My youngest grandchild has begun to climb out of his crib with his mattress as low as possible while wearing his sleep sack. It’s a feat. The security camera recording shows his formidable skills forward, backward, slow motion and fast. He just sort of vaults and swings. And bingo, he is over. Quite remarkable, really. The athleticism amazes me.
I watch the operation on my daughter-in-law’s cell phone. In her palm lies the recording of every movement of that little boy in the last eight hours.
Kinda like God who sees all we do.
The thought of up close and personal etched into real time video is daunting. Which strikes me as being rather silly for someone who has been taught since a child that God sees everything I do.
My life rolls images like an old Candid Camera spot, and I think through my day.
“Did I use too stern of a voice?”
“Was I too aggressive?”
“Maybe I was harsh when I should have shown more patience.”
I resonate with the Psalmist’s plea in Psalm 130:3 NIV, “If you, Lord, kept a record of sins, Lord, who could stand?”
The vaulting of a little boy over the safe boundaries of his crib has convicted my heart. Because I’m well aware that God sees all and what’s hidden under my skin is perfectly revealed to Him. I get impatient. I can be unkind. Sometimes I get angry.
Psalm 130 is one of the Psalms of Ascent. They were songs which accompanied the Jewish community as they made their yearly pilgrimage to Jerusalem. The fifteen songs prepared the way for worship in the temple. They were often soul searching prayers, laments, and praises full of anticipation.
They walked the dusty path that Jesus would one day walk, not only to worship, but to give His own life.
The Psalmist begins the chapter with intense need from deep within his heart.
“Out of the depths, I cried to you Lord.” (Ps. 130:1 NIV)

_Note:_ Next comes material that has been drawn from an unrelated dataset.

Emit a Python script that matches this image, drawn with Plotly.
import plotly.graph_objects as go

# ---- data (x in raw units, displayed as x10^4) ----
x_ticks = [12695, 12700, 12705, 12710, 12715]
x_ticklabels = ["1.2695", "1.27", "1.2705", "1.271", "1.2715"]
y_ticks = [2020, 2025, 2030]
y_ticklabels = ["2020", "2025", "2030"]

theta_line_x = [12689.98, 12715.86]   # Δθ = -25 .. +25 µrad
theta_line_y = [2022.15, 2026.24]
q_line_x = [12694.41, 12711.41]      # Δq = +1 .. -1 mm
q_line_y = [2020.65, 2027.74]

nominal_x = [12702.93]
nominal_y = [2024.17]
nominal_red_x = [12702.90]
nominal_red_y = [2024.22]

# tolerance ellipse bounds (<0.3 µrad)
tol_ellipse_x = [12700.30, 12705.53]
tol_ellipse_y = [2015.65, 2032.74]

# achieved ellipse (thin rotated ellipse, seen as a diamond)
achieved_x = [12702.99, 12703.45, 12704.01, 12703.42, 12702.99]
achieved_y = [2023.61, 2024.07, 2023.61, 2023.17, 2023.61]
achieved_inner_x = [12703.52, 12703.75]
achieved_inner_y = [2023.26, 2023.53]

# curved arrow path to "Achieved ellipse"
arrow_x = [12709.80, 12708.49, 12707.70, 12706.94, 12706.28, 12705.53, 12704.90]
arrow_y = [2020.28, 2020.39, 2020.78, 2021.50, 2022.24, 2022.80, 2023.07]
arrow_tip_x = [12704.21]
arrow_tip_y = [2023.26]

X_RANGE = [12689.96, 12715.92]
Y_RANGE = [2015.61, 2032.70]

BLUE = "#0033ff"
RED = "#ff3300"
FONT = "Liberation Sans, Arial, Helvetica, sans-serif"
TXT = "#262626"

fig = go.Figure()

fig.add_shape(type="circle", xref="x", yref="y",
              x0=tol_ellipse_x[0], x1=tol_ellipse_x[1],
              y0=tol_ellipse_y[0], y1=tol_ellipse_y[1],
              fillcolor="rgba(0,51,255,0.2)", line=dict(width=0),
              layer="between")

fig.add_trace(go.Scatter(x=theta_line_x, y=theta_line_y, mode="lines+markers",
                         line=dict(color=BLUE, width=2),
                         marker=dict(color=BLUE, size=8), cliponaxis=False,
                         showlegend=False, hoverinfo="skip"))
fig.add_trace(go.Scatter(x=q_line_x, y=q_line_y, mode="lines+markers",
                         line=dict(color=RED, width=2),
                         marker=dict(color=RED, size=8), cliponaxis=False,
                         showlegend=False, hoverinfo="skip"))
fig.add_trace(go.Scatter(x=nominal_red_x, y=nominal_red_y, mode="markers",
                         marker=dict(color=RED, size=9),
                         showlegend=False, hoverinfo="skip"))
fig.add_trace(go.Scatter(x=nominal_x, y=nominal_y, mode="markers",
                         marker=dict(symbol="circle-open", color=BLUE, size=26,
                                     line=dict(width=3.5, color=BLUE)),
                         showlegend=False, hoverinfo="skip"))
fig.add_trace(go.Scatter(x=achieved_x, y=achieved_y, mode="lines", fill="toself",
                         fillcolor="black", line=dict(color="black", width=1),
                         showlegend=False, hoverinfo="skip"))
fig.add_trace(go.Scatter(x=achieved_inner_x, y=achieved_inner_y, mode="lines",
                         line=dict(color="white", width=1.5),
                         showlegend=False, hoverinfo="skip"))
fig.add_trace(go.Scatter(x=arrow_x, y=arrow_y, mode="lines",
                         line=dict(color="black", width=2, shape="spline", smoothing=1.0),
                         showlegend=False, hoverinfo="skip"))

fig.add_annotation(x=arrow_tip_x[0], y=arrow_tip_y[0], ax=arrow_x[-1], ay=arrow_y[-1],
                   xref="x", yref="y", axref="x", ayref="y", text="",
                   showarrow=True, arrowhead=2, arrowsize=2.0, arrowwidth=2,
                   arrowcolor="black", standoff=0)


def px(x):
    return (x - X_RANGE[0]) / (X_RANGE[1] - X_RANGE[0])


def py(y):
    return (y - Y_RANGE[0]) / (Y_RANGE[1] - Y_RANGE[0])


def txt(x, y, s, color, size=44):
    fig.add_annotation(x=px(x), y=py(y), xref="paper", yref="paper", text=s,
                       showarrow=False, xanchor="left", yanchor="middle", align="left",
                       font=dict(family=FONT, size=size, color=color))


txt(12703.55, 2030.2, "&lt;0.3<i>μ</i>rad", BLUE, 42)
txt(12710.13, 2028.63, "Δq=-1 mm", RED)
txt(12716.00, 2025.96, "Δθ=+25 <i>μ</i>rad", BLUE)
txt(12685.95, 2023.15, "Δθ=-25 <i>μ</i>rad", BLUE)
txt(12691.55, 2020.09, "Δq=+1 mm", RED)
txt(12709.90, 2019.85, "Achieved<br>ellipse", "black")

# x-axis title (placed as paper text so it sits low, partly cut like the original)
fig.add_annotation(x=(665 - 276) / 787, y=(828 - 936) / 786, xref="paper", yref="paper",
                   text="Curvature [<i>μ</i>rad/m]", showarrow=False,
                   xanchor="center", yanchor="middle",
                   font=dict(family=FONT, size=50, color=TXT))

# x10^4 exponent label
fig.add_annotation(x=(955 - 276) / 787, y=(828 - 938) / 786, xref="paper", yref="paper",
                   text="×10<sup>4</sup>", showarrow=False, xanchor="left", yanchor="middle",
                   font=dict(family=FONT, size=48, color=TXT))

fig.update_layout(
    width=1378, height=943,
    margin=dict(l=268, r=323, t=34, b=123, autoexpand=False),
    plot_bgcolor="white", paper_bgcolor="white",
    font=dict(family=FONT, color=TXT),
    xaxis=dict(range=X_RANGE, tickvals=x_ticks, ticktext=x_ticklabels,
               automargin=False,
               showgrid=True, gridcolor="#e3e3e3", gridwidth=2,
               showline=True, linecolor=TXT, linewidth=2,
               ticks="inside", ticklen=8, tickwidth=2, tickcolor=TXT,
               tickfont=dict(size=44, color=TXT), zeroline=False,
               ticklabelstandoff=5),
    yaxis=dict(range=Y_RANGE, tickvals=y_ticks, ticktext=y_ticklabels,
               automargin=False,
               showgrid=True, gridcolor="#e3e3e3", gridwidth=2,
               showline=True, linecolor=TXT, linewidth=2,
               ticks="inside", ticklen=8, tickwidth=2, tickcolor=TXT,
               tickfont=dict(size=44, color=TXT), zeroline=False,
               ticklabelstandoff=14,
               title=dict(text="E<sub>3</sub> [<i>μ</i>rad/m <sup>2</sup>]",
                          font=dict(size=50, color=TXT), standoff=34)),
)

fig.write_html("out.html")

He knew where to turn and to whom.
“If you, Lord, kept a record of sins…”
I’m so glad the Psalmist didn’t stop there, with the full screen showing an erring child.
“But with you there is forgiveness, so that we can, with reverence, serve you.” Psalm 130:4 NIV
Forgiveness opens the way for worship. While God’s chosen made their way up the dusty hill to worship in Jerusalem, this song reminded them that God sees the sins others do to us and the ones we commit against others. And they recognized sin’s record could not be overcome without confession and forgiveness.

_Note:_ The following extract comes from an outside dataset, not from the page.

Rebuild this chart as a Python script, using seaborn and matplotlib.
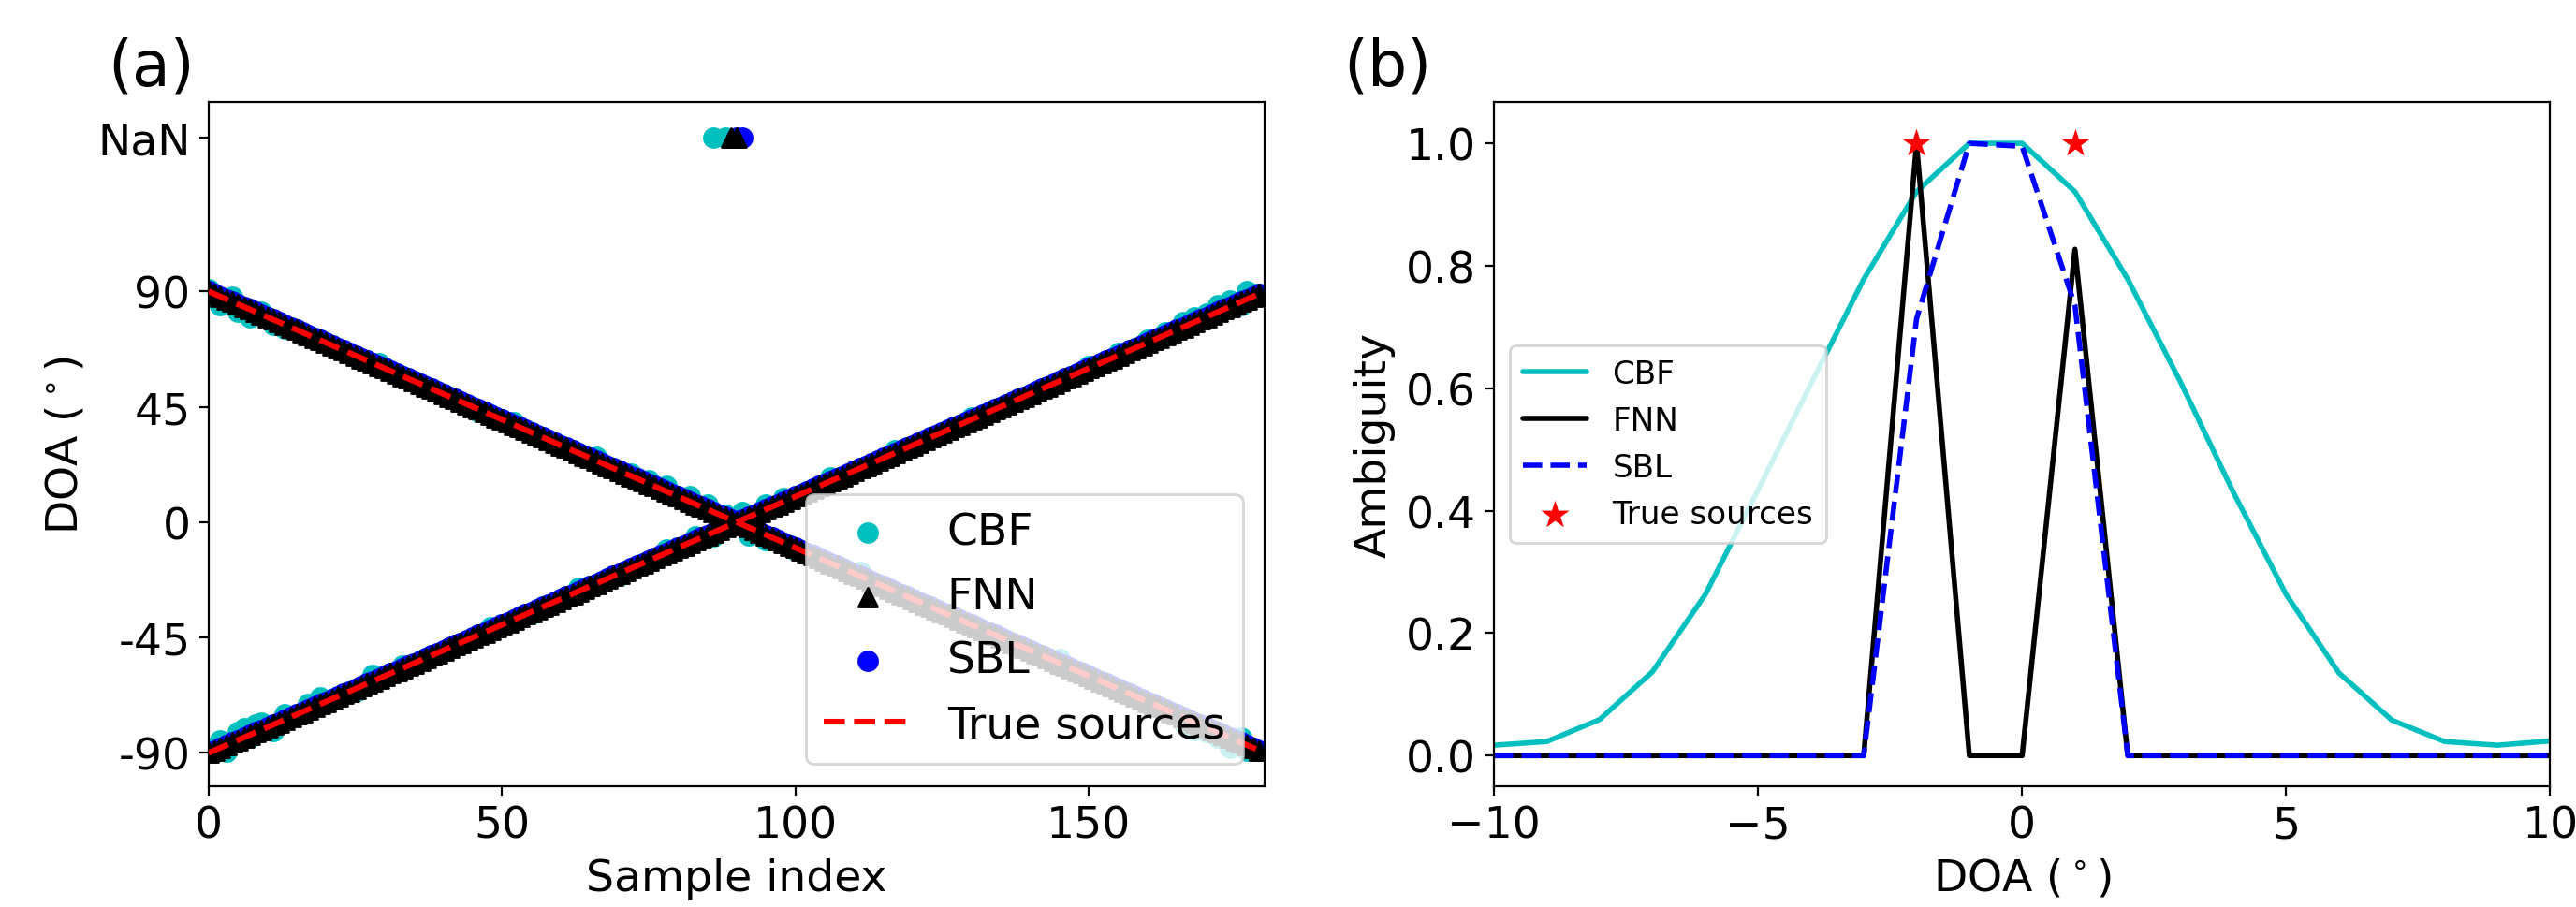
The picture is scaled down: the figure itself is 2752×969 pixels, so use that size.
import numpy as np
import matplotlib
matplotlib.use("Agg")
import matplotlib.pyplot as plt
import seaborn as sns

sns.set_theme(style="ticks")

plt.rcParams["font.family"] = ["DejaVu Sans"]
plt.rcParams["mathtext.fontset"] = "dejavusans"
plt.rcParams["axes.edgecolor"] = "black"
plt.rcParams["axes.linewidth"] = 0.8
plt.rcParams["xtick.color"] = "black"
plt.rcParams["ytick.color"] = "black"
plt.rcParams["xtick.major.size"] = 3.5
plt.rcParams["ytick.major.size"] = 3.5
plt.rcParams["xtick.major.width"] = 0.8
plt.rcParams["ytick.major.width"] = 0.8
plt.rcParams["text.color"] = "black"
plt.rcParams["axes.labelcolor"] = "black"

# plain matplotlib colour codes (seaborn remaps "c", "b", "r")
CYAN = "#00bfbf"
BLACK = "#000000"
BLUE = "#0000ff"
RED = "#ff0000"

# =====================================================
# (a) DOA tracks: two sources sweeping 1 deg per sample
# =====================================================

sample_index = np.arange(180)
source_1_doa = 90 - sample_index
source_2_doa = -90 + sample_index

NAN_LEVEL = 150

# CBF estimation errors (deg), others are zero
cbf_err_idx_1 = [0, 2, 4, 5, 7, 9, 11, 13, 29, 46, 52, 66, 72, 75, 78, 82,
                 85, 88, 92, 95, 100, 111, 130, 145, 160, 166, 168, 170,
                 172, 174, 176, 177]
cbf_err_val_1 = [1, -3.5, 2, -3, -3, 1, -2, -1.5, 1, -1, 1, 1.5, 1, 1.5, 2, 2,
                 2, 1, -3, -2, -1, 1.5, -1, 1.5, -1, -2, -3, -2,
                 -2, -4, 2, -2]
cbf_err_idx_2 = [1, 2, 3, 5, 6, 7, 8, 9, 11, 13, 17, 19, 25, 28, 33, 48, 55,
                 63, 70, 78, 83, 86, 88, 91, 95, 98, 106, 117, 130, 150, 155,
                 160, 163, 166, 168, 170, 172, 174, 176, 177, 178]
cbf_err_val_2 = [-1, 3, -2.5, 3, 3.5, -1, 3, 3, -2.5, 2, 2, 2.5, -1, 2.5, 1, 1,
                 -1, 1.5, -1, 1.5, 1.5, -1.5, 2, 3, 2, 1.5, 1.5, 1, 1, 1, 1,
                 1, 1, 2, 2, 1.5, 2.5, 2.5, -1.5, 3, 1]

# samples where one of the two estimates is missing (plotted at "NaN")
cbf_nan_idx = [86, 88]
fnn_nan_idx = [89, 90]
sbl_nan_idx = [90, 91]

# =====================================================
# (b) Ambiguity functions
# =====================================================

doa_grid = [-10, -9, -8, -7, -6, -5, -4, -3, -2, -1, 0,
            1, 2, 3, 4, 5, 6, 7, 8, 9, 10]
cbf_amb = [0.017, 0.023, 0.059, 0.137, 0.263, 0.434, 0.607, 0.778, 0.921, 1.0, 1.0,
           0.921, 0.778, 0.61, 0.43, 0.263, 0.135, 0.058, 0.023, 0.017, 0.024]
fnn_amb = [0, 0, 0, 0, 0, 0, 0, 0, 1.0, 0, 0,
           0.827, 0, 0, 0, 0, 0, 0, 0, 0, 0]
sbl_amb = [0, 0, 0, 0, 0, 0, 0, 0, 0.713, 1.0, 0.995,
           0.735, 0, 0, 0, 0, 0, 0, 0, 0, 0]
true_doa = [-2, 1]
true_amp = [1.0, 1.0]


def estimates(err_idx_1=(), err_val_1=(), err_idx_2=(), err_val_2=(), nan_idx=()):
    y1 = source_1_doa.astype(float).copy()
    y2 = source_2_doa.astype(float).copy()
    y1[list(err_idx_1)] += np.array(err_val_1, dtype=float)
    y2[list(err_idx_2)] += np.array(err_val_2, dtype=float)
    x = np.concatenate([sample_index, sample_index, nan_idx])
    y = np.concatenate([y1, y2, np.full(len(nan_idx), NAN_LEVEL)])
    return x, y


fig, (ax1, ax2) = plt.subplots(1, 2, figsize=(13.76, 4.85), dpi=200)
fig.subplots_adjust(left=0.081, right=0.990, bottom=0.133, top=0.887, wspace=0.217)

# -----------------------------------------------------
# panel (a)
# -----------------------------------------------------

x, y = estimates(cbf_err_idx_1, cbf_err_val_1, cbf_err_idx_2, cbf_err_val_2, cbf_nan_idx)
sns.scatterplot(x=x, y=y, ax=ax1, color=CYAN, marker="o", s=52,
                linewidth=1, edgecolor=CYAN, label="CBF", zorder=1)

x, y = estimates(nan_idx=fnn_nan_idx)
sns.scatterplot(x=x, y=y, ax=ax1, color=BLACK, marker="^", s=52,
                linewidth=1, edgecolor=BLACK, label="FNN", zorder=1.6)

x, y = estimates(nan_idx=sbl_nan_idx)
sns.scatterplot(x=x, y=y, ax=ax1, color=BLUE, marker="o", s=52,
                linewidth=1, edgecolor=BLUE, label="SBL", zorder=1.3)

ax1.plot(sample_index, source_1_doa, color=RED, ls="--", lw=2.2,
         label="True sources", zorder=3)
ax1.plot(sample_index, source_2_doa, color=RED, ls="--", lw=2.2, zorder=3)

ax1.set_xlim(0, 180)
ax1.set_ylim(-103, 164)
ax1.set_xticks([0, 50, 100, 150])
ax1.set_yticks([-90, -45, 0, 45, 90, NAN_LEVEL])
ax1.set_yticklabels(["-90", "-45", "0", "45", "90", "NaN"])
ax1.tick_params(labelsize=17)
ax1.set_xlabel("Sample index", fontsize=17)
ax1.set_ylabel(r"DOA ($^\circ$)", fontsize=17)
ax1.legend(loc="lower right", fontsize=17, framealpha=0.8, edgecolor="0.8")

# -----------------------------------------------------
# panel (b)
# -----------------------------------------------------

sns.lineplot(x=doa_grid, y=cbf_amb, ax=ax2, color=CYAN, lw=2, label="CBF")
sns.lineplot(x=doa_grid, y=fnn_amb, ax=ax2, color=BLACK, lw=2, label="FNN")
sns.lineplot(x=doa_grid, y=sbl_amb, ax=ax2, color=BLUE, lw=2,
             linestyle="--", label="SBL")
sns.scatterplot(x=true_doa, y=true_amp, ax=ax2, color=RED, marker="*",
                s=130, linewidth=0, label="True sources", zorder=3)

ax2.set_xlim(-10, 10)
ax2.set_ylim(-0.05, 1.068)
ax2.set_xticks([-10, -5, 0, 5, 10])
ax2.set_yticks([0.0, 0.2, 0.4, 0.6, 0.8, 1.0])
ax2.tick_params(labelsize=17)
ax2.set_xlabel(r"DOA ($^\circ$)", fontsize=17)
ax2.set_ylabel("Ambiguity", fontsize=17)
ax2.legend(loc="center left", fontsize=12.3, framealpha=0.8, edgecolor="0.8")

fig.text(0.042, 0.925, "(a)", fontsize=24, va="center", ha="left")
fig.text(0.5215, 0.925, "(b)", fontsize=24, va="center", ha="left")

fig.savefig("out.png", dpi=200)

Forgiveness is fundamental if we claim a reverence of God. Service to God spills from the miracle of a forgiven heart. Unbarred worship is the joyous outcome.
Jesus walked the road to Calvary and took upon Himself our sin, every one unhidden to His eyes. With a pure love He gave His life so that we can know His forgiveness. Wronged, abused and abased, the perfect Lamb of God forgave even as He breathed His last. This is the example He left for us to follow.
He continues faithful to forgive, to erase the reels of sin.
“If we confess our sins, he is faithful and just and will forgive us our sins and purify us from all unrighteousness.” 1 John 1:9 NIV
My technological savvy is non-existent. But one thing that strikes me as I watch the images of my little grandson, there is a God who sees all I do, down to every impatient word, roll of the eyes, or facial grimace. And with all my heart I want no barriers between us.